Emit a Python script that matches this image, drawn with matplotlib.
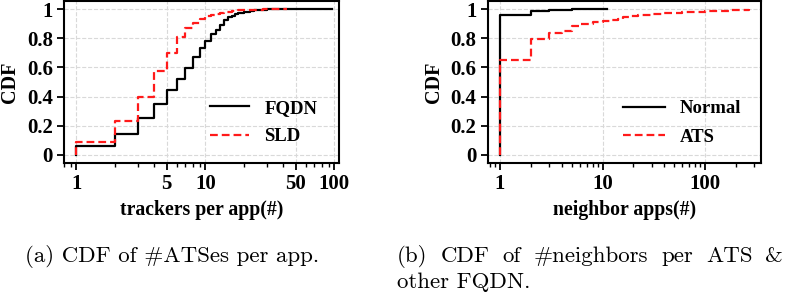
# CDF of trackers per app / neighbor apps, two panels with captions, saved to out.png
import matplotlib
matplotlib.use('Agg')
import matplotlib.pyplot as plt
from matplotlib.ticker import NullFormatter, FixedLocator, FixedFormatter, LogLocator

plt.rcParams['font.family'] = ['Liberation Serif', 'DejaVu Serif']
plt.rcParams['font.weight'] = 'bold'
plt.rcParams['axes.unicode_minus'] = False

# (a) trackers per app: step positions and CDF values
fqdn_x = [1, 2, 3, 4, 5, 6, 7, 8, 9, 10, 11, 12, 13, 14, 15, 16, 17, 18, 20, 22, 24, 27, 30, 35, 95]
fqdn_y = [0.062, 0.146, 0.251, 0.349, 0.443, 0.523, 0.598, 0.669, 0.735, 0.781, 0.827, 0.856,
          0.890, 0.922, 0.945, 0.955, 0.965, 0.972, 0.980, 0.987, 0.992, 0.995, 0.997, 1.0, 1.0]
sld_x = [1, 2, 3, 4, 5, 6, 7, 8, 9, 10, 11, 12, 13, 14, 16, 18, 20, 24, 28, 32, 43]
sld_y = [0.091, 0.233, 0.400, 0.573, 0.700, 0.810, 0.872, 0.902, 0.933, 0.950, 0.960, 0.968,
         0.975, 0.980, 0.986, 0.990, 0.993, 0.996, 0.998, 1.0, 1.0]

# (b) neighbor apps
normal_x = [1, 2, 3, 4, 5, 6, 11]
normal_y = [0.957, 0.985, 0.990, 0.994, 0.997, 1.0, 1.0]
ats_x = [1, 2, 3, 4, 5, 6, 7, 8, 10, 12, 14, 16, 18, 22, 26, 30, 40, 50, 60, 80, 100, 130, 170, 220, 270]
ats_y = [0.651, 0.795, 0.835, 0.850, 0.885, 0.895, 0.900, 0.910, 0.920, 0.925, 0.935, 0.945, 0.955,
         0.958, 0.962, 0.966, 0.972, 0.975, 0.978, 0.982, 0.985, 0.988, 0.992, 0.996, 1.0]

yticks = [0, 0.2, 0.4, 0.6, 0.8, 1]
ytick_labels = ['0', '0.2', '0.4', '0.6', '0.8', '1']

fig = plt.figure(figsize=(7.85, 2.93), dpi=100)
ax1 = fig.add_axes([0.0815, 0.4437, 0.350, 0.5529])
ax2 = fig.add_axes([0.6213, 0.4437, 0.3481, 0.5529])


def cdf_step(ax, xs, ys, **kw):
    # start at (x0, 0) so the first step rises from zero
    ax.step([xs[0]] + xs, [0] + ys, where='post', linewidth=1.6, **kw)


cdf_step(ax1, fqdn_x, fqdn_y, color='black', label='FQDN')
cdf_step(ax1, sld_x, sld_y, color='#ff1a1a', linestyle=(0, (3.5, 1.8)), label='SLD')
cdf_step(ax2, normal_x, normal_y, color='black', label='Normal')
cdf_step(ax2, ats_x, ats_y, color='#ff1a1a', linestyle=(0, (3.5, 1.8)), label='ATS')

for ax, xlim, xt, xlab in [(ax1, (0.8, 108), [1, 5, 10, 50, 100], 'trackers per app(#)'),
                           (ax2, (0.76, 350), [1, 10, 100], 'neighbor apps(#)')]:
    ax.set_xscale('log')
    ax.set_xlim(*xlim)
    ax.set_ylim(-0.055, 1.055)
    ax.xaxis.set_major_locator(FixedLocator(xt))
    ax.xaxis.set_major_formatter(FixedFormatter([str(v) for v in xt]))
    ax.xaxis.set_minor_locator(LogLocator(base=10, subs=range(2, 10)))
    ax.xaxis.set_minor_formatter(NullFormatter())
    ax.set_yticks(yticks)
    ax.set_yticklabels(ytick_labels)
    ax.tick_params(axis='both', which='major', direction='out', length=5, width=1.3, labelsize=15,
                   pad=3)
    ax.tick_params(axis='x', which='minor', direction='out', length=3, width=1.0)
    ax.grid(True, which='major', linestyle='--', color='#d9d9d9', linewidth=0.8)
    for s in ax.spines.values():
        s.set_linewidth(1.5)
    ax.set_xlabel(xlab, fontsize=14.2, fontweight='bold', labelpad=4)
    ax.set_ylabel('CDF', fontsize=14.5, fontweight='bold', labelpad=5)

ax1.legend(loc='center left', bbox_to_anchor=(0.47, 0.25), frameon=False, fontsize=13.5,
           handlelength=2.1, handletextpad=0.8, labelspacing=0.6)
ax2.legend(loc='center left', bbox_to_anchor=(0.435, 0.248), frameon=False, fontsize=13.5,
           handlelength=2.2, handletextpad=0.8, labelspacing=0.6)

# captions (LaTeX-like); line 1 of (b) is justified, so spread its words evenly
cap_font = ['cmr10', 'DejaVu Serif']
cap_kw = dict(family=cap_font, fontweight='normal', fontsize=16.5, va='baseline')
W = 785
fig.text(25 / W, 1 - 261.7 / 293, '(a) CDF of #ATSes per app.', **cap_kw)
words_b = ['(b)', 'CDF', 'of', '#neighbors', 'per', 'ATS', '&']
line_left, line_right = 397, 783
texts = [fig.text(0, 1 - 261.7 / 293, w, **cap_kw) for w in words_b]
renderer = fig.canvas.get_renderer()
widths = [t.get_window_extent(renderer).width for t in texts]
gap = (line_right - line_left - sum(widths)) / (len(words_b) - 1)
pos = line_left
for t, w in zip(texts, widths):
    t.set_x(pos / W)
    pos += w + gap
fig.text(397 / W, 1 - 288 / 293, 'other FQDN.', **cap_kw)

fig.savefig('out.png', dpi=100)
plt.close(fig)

## TASK STATEMENT:
Emit the lines of the material exactly, from its first line to the line containing "plt.rcParams['axes.unicode_minus'] = False", inclusive; leave every picture out.

## TASK RESULT:
Emit a Python script that matches this image, drawn with matplotlib.
# CDF of trackers per app / neighbor apps, two panels with captions, saved to out.png
import matplotlib
matplotlib.use('Agg')
import matplotlib.pyplot as plt
from matplotlib.ticker import NullFormatter, FixedLocator, FixedFormatter, LogLocator

plt.rcParams['font.family'] = ['Liberation Serif', 'DejaVu Serif']
plt.rcParams['font.weight'] = 'bold'
plt.rcParams['axes.unicode_minus'] = False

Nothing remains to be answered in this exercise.